I sit, leaning over a box marked in fat black marker “donate”. I ponder that word, what it means to me. What it used to mean to her. She used to tell me that when I had extra I should build a longer table, not a taller wall. I debate with myself which of these I am doing now. Am I building a longer table by donating these things, these meaningless things, or am I building a wall; protecting myself from the pain now associated with all of these things? Walling the things out of my mind. Forgetting these things. No, not the things, the memories, I remind myself.
Those cold mornings in the fall and winter that I spent wrapped in this blanket that she gave me on the floor of my mother’s bathroom, soaking up the heat from her shower, because we could not afford to heat the whole house. She always knew how to help without interfering too much, a skill I have not inherited with my family yet. The train set that never made it out of the box for her classroom, but had to be used in mine.The one thing we had in common, our one shared passion. Our one similarity, the reminder that I may one day be as good a woman as she was. The decorations I helped put up that last christmas before my grandfather died. That cold afternoon spent arguing with my short temper and what I swore was the worst tree stand and the sharpest ornament hooks on planet earth. Her comment that they did things better in the 50’s. The ones that she decided I should take after that with the note on the ornament box from her mother, the last time we were all happy in that house. The half done paintings that hang everywhere, the ones my family said to toss. The ones where time stands still and the work is forever unfinished, the artist’s hand forever stilled. The tea set from her mother, the story she told about her mother’s only selfish act. Another reminder of another great woman I would be lucky to take after. The midnight cereal dates with these bowls with my grandfather when neither of us could sleep. When we would meet in the dim farmhouse kitchen, trying so hard not to hit the windchime that hung from the kitchen lantern so as not to wake her. The kindness in his gesture when he’d give the leftover milk to the cats. That lantern that isn’t there now. Neither are the windchimes. Nor the cats. I remind myself that that place doesn’t exist anymore, but it does. Like her, it’s not gone yet, just not the same place now. Cancer is nasty like that.
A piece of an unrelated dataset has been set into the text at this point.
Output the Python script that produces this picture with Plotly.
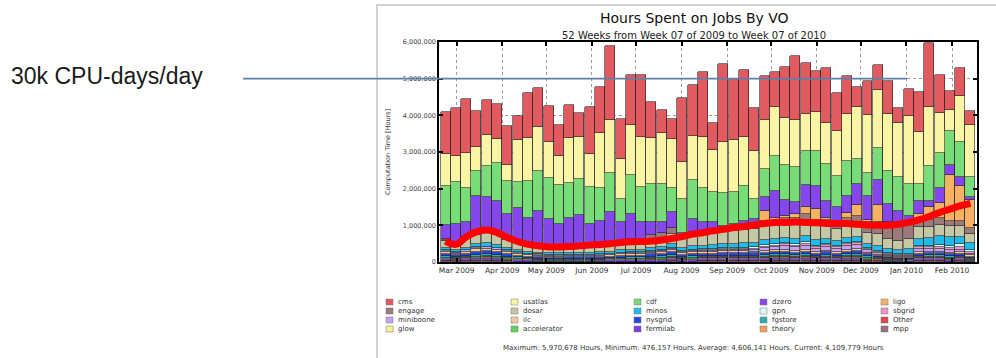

All of these things that don’t offer me comfort right now that my mother says eventually will. I sit and debate putting each thing in that box, closing them off from my mind entirely, and wonder if my mother’s “eventually” is the same one that was said when these paintings were put away; that “eventually” never came. Decisions, like this box, plague my mind now. Am I putting these things in the box out of anger that she didn’t make these choices herself? That she left such a mess in my home and my family without actually leaving at all? Am I angry that she didn’t leave yet or that she is leaving at all? Maybe those questions belong in the box instead of these useless things. Maybe that’s how I’m meant to build a longer table for her.